Talend Cloud Data Inventory concepts - Cloud

Talend Cloud Data Inventory User Guide

EnrichVersion
Cloud
EnrichProdName
Talend Cloud
EnrichPlatform
Talend Data Inventory
task
Administration and Monitoring > Managing connections
Data Governance
Data Quality and Preparation > Enriching data
Data Quality and Preparation > Identifying data
Data Quality and Preparation > Managing datasets

These definitions will help you understand the main concepts of Talend Cloud Data Inventory.

  • Connection: Connections are environments or systems where datasets are stored, including databases, file systems, distributed systems or platforms, etc. The connection information to these systems only need to be set up once since they are reusable.
  • Dataset: Datasets are collections of data. They can be database tables, file names, topics (Kafka), file paths (HDFS), etc. You also have the possibility to create test datasets that you enter manually and store in a test connection, and even import local files as datasets. Several datasets can be connected to the same system (One-to-many Connectivity) and are stored in reusable connections.
  • Sample: Your data will be visible in the form of a sample, retrieved from the dataset metadata.
  • Semantic type: The semantic type of a column or record corresponds to the type of data that can be found in it, such as names, zip codes, phone numbers, coordinates, etc.
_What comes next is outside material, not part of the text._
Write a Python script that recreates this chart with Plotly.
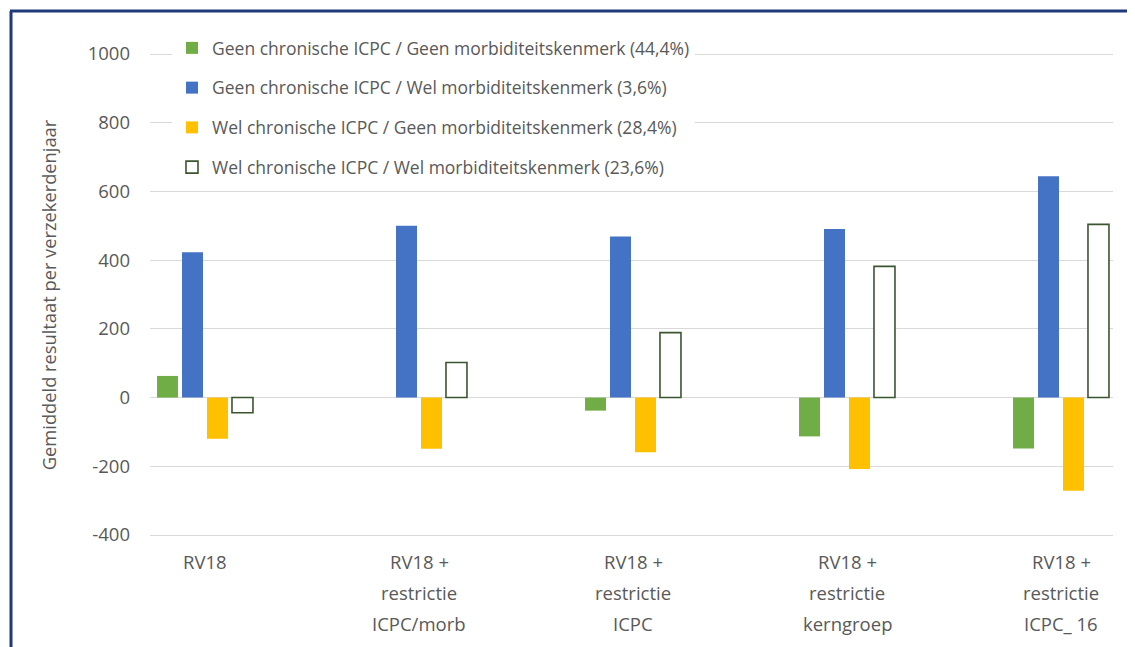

The Talend Cloud applications all benefit from semantic awareness, meaning that when you look at your sample data, it will be automatically categorized using the default semantic types, or the ones that you have created yourself.
  • Trust Score: Global quality indicator that aggregates several metrics into a single score, that scales from 0 to 5.
  • Custom attributes: Custom attributes can be applied to your datasets. They allow you to add metadata information following a set of predefined rules and can also be used to help you search and sort your datasets.
  • Tags: This second tagging method allows you to freely add any text as metadata information to your Talend Cloud objects, like applying a post-it.
  • Cloud Engine: The Cloud Engine is a built-in runner that allows users to easily process data without having to set up any processing engines. With this engine you can run two objects in parallel. For advanced processing of data it is recommended to install the secure Remote Engine.
  • Remote Engine: A Remote Engine is a secure execution engine on which you can safely run objects. It allows you to have control over your execution environment and resources as you are able to create and configure the engine in your own environment (Virtual Private Cloud or on premises).

    A Remote Engine ensures:

    • Data processing in a safe and secure environment as Talend never has access to your data and resources.
    • Optimal performance and security by increasing the data locality instead of moving large data to computation.
Relationship between connections, datasets, and other entities

From the connection metadata, your data is retrieved and can be visualized as a sample. From there you can use other tools like Talend Cloud Data Preparation or Talend Cloud Pipeline Designer to further transform your data.